Uma nota curiosa de sua personalidade era a
vivacidade de sua inteligência. Contam-se dele inúmeros ditos espirituosos, mas
dum espírito vivo, penetrante, ágil, nobre, que nada tem de comum com a
chocarrice plebéia em voga nos círculos profanos, em nossos dias. E apreciava tanto
o verdadeiro espírito que o tolerava de boa mente, mesmo quando feito um
pouco... a suas próprias expensas. Conta-se, por exemplo, que ele conversava
certa vez com um inteligente e piedoso sacerdote, hoje prelado doméstico do
Santo Padre e uma das primeiras figuras da Igreja no Brasil, que além do mais
era seu velho e estimado amigo. A certa altura, Dom Duarte, que era fumante,
lhe ofereceu um cigarro. O interlocutor recusou. Um tanto ironicamente, com
aquela ironia incomparável e deliciosa
que era só dele, Dom Duarte lhe perguntou: “o Sr. não tem este vício?”
Disse-lhe o interlocutor: “Se fosse vício, V. Ex.a não o teria”. Ao que Dom
Duarte agudamente respondeu: “Mas se fosse virtude, o Sr. certamente teria”.
Creio que este pequeno episódio, pelo que tem de típico, é uma das boas
recordações da vida tão cheia de méritos do ilustre prelado que conversava com
Dom Duarte.
Muito sensível às manifestações de amizade, gostava
que fossem sóbrias.
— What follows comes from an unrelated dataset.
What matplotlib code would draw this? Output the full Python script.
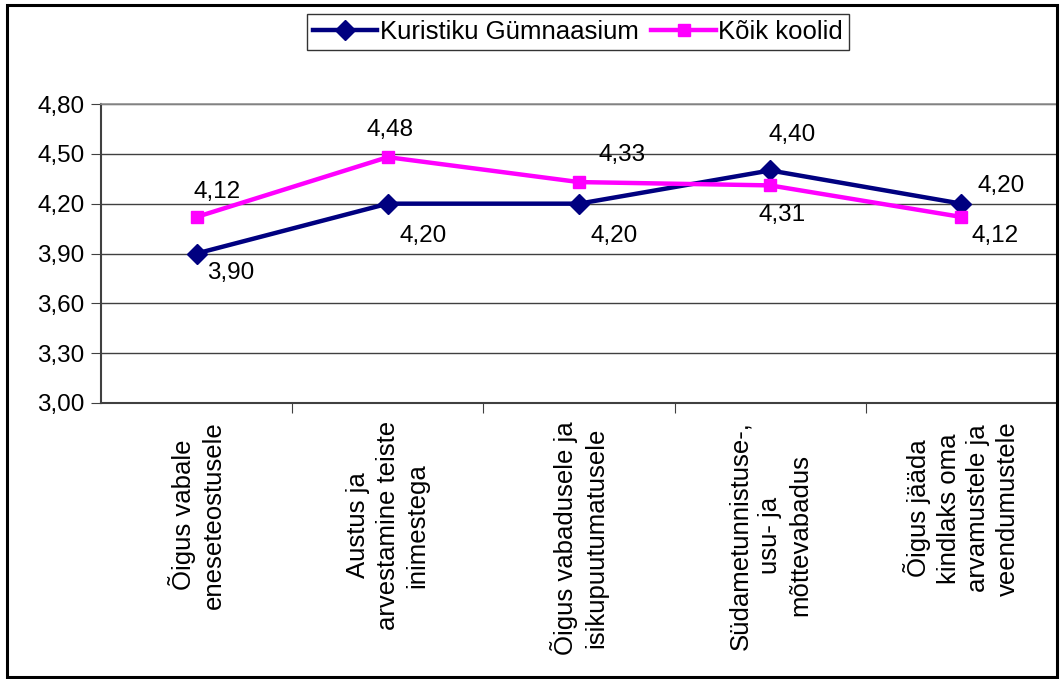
import matplotlib.pyplot as plt
from matplotlib.patches import Rectangle

plt.rcParams["font.family"] = ["Liberation Sans", "DejaVu Sans"]

categories = [
    "Õigus vabale\neneseteostusele",
    "Austus ja\narvestamine teiste\ninimestega",
    "Õigus vabadusele ja\nisikupuutumatusele",
    "Südametunnistuse-,\nusu- ja\nmõttevabadus",
    "Õigus jääda\nkindlaks oma\narvamustele ja\nveendumustele",
]
kuristiku = [3.90, 4.20, 4.20, 4.40, 4.20]
koik = [4.12, 4.48, 4.33, 4.31, 4.12]
yticks = [3.00, 3.30, 3.60, 3.90, 4.20, 4.50, 4.80]

# label offsets in pixels (dx, dy) relative to each point
kur_offsets = [(34, -20), (35, -32), (35, -32), (22, 35), (40, 18)]
koik_offsets = [(20, 25), (2, 27), (43, 27), (12, -30), (34, -19)]

NAVY = "#000080"
MAGENTA = "#FF00FF"

fig = plt.figure(figsize=(10.6, 6.79), dpi=100)
ax = fig.add_axes([101 / 1060, 1 - 403 / 679, 956 / 1060, 299 / 679])

x = list(range(len(categories)))
ax.plot(x, kuristiku, color=NAVY, lw=3.2, marker="D", ms=10, label="Kuristiku Gümnaasium", zorder=3)
ax.plot(x, koik, color=MAGENTA, lw=3.2, marker="s", ms=8, label="Kõik koolid", zorder=3)

for xi, v, (dx, dy) in zip(x, kuristiku, kur_offsets):
    ax.annotate(f"{v:.2f}".replace(".", ","), (xi, v), xytext=(dx, dy),
                textcoords="offset pixels", ha="center", va="center", fontsize=17.5)
for xi, v, (dx, dy) in zip(x, koik, koik_offsets):
    ax.annotate(f"{v:.2f}".replace(".", ","), (xi, v), xytext=(dx, dy),
                textcoords="offset pixels", ha="center", va="center", fontsize=17.5)

ax.set_xlim(-0.5, len(categories) - 0.5)
ax.set_ylim(3.0, 4.8)
ax.set_yticks(yticks)
ax.set_yticklabels([f"{t:.2f}".replace(".", ",") for t in yticks], fontsize=17.5)
ax.yaxis.grid(True, color="#404040", lw=1)
ax.set_axisbelow(True)
ax.tick_params(axis="y", length=7, color="#404040", pad=5)

# category boundaries as ticks, labels as rotated text
ax.set_xticks([i + 0.5 for i in range(len(categories) - 1)])
ax.set_xticklabels([])
ax.tick_params(axis="x", length=7, color="#404040", direction="out")
for xi, c in zip(x, categories):
    ax.text(xi, -0.06, c, transform=ax.get_xaxis_transform(), rotation=90,
            ha="center", va="top", multialignment="center", fontsize=18.5, linespacing=1.3)

for side in ["left", "bottom"]:
    ax.spines[side].set_color("#404040")
    ax.spines[side].set_linewidth(1.5)
for side in ["top", "right"]:
    ax.spines[side].set_color("#909090")
    ax.spines[side].set_linewidth(1.2)

leg = fig.legend(loc="center", bbox_to_anchor=(578 / 1060, 1 - 32 / 679), ncol=2, fontsize=18.5,
                 frameon=True, fancybox=False, edgecolor="black", handlelength=2.5,
                 handletextpad=0.1, columnspacing=0.5, borderpad=0.25, borderaxespad=0)
leg.get_frame().set_linewidth(1)

fig.patches.append(Rectangle((7 / 1060, 2 / 679), 1050 / 1060, 672 / 679, transform=fig.transFigure,
                             fill=False, edgecolor="black", lw=2.2))

fig.savefig("out.png", dpi=100)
Estimava vê-las traduzidas em atos, muito mais que em
palavras. Como ele próprio muito mais traduzia em atos do que em palavras seu
próprio afeto. Julgaram-no, por isto, duro. É um erro. O coração de Dom Duarte
não era vazio de afeto. Pelo contrário, era ele de uma rara capacidade de se
afeiçoar às pessoas. Mas seu coração era como aqueles santuários da Igreja
primitiva, no qual não havia acesso senão dificilmente. Na sua afetividade,
havia catecúmenos e neófitos que só tinham direito à plenitude da amizade e da
confiança depois de uma longa observação, de uma aguda experiência, de uma
atenção meticulosa. O coração de Dom Duarte era como um santuário onde não pode
entrar qualquer um, mas só quem é digno de tal. Era um coração governado pela
Fé e pela razão, e por isto mesmo posto em constante atalaia contra as traições
da sensibilidade humana, sempre disposta a se contentar com aparências, sempre
inclinada a se iludir com palavras e a tomar os elogios como provas de amizade
sincera. E, por isto mesmo, era realmente pequeno o número dos que foram
bastante felizes para lograr ali acesso no rol dos que ele efetivamente
apreciava. Mas, em compensação, poucas honras um homem pode ter tido tão
autênticas em sua vida do que podendo dizer: tive o afeto e a confiança de Dom
Duarte.
* * *
Escrevi este artigo como uma célebre escritora
francesa que escrevia suas cartas en faisant
trotter la plume. E escrevi demais. Demais e de menos. Demais,
porque todos nos lembramos de Dom Duarte e as saudades que dele sentimos
continuam a nos acompanhar durante a vida inteira. De menos, porque nunca se
escreverá bastante sobre ele.
Aqui ficam, como homenagem saudosíssima
à sua imperecível memória, estas linhas que, se não têm o mérito do talento nem
sequer o da ordem na exposição da matéria, exprimem ao menos uma admiração
profunda, um afeto filial, uma gratidão profunda de quem, incapaz de se alçar à
altura dele, procurou ao menos, na modéstia de suas forças, edificar-se e
instruir-se na incomparável escola de sua heróica fortaleza apostólica.